Dressed for a post-harvest dance, Lakotas pose at the Burlington depot in Alliance in the 1930s. RG2063-50-1.
A labor shortage during World War I left western Nebraska potato farmers facing the loss of their crop. They brought in Lakota (Sioux) Indians as harvesters, beginning a tradition that lasted from 1917 through the 1950s. The story is one both of prejudice and understanding, cooperation and conflict—and of long-lasting relationships forged by economic necessity.

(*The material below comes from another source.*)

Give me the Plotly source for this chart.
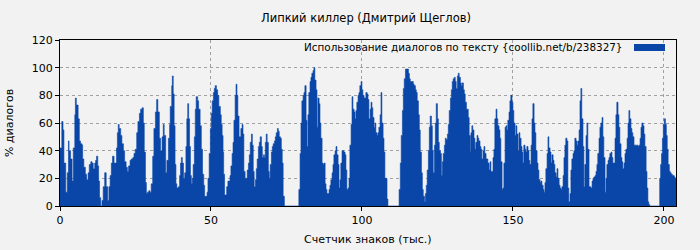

David R. Christensen writes about it in “‘I Don’t Know What We’d Have Done Without the Indians’: Non-Indian and Lakota Racial Relationships in Box Butte County’s Potato Industry, 1917-1960.” The article appears in the Fall 2011 issue of Nebraska History.
—David L. Bristow, Associate Director / Publications

A potato cellar in Box Butte County, 1917. Potatoes had to be picked and stored before the first hard freeze, which would spoil any unharvested potatoes. The western Nebraska potato industry developed in the early twentieth century, but had largely faded by the 1960s. RG3152-3-17.

Harvesting southeast of Alliance. Digging potatoes was notoriously hard work. Many Lakota workers (not shown here) picked 100 to 150 bushels a day. An excellent picker could pick up to 200 bushels or more in a day. RG1431-8-24.